• Data segment:

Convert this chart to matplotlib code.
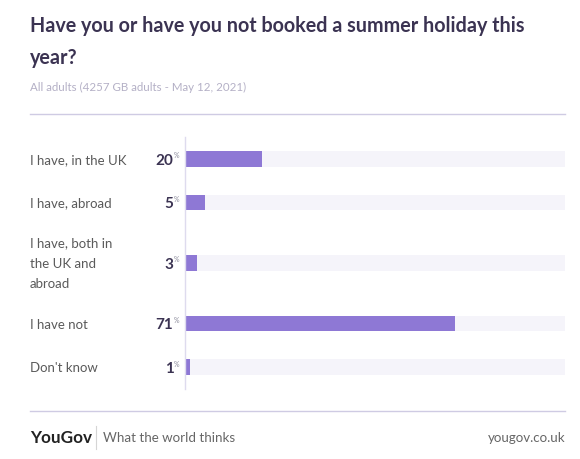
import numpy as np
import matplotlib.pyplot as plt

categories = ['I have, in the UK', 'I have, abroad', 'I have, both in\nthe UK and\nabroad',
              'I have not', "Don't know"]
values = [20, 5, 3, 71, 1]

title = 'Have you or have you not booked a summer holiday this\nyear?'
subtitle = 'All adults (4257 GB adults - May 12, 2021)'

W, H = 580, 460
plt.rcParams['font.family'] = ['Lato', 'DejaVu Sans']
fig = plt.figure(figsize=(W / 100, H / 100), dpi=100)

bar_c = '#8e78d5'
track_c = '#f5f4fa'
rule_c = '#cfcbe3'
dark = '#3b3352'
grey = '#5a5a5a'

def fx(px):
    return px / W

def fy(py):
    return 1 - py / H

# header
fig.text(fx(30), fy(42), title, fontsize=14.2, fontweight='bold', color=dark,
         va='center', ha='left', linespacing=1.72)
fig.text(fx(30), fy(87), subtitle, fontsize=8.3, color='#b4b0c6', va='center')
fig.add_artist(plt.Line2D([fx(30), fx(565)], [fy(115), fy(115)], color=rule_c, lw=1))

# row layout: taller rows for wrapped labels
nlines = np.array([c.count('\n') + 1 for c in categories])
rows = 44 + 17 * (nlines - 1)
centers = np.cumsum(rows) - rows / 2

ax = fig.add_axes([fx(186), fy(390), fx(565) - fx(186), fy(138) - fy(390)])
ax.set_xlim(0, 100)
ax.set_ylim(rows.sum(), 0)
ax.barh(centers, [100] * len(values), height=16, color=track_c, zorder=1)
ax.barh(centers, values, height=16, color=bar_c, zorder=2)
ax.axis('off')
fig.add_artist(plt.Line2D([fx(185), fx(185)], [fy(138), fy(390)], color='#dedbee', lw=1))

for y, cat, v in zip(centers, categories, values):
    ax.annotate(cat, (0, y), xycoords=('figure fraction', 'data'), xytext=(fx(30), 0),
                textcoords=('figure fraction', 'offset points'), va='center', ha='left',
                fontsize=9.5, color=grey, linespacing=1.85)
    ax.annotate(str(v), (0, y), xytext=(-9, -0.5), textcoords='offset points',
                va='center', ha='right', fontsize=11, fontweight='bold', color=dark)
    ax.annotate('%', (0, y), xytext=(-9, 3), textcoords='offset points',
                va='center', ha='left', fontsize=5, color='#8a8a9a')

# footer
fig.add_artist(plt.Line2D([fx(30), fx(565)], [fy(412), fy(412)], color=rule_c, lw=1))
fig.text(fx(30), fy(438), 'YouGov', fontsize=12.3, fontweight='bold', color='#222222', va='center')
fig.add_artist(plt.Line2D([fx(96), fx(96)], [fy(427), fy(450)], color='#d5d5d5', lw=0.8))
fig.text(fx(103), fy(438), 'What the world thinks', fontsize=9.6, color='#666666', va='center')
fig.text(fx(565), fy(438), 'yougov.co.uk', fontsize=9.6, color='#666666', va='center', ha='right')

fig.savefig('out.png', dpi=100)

• Short problem:
Extract, word for word, each line from the top of the data down to and including the line with "values = [20, 5, 3, 71, 1]"; skip the pictures.

• Problem solution:
Convert this chart to matplotlib code.
import numpy as np
import matplotlib.pyplot as plt

categories = ['I have, in the UK', 'I have, abroad', 'I have, both in\nthe UK and\nabroad',
              'I have not', "Don't know"]
values = [20, 5, 3, 71, 1]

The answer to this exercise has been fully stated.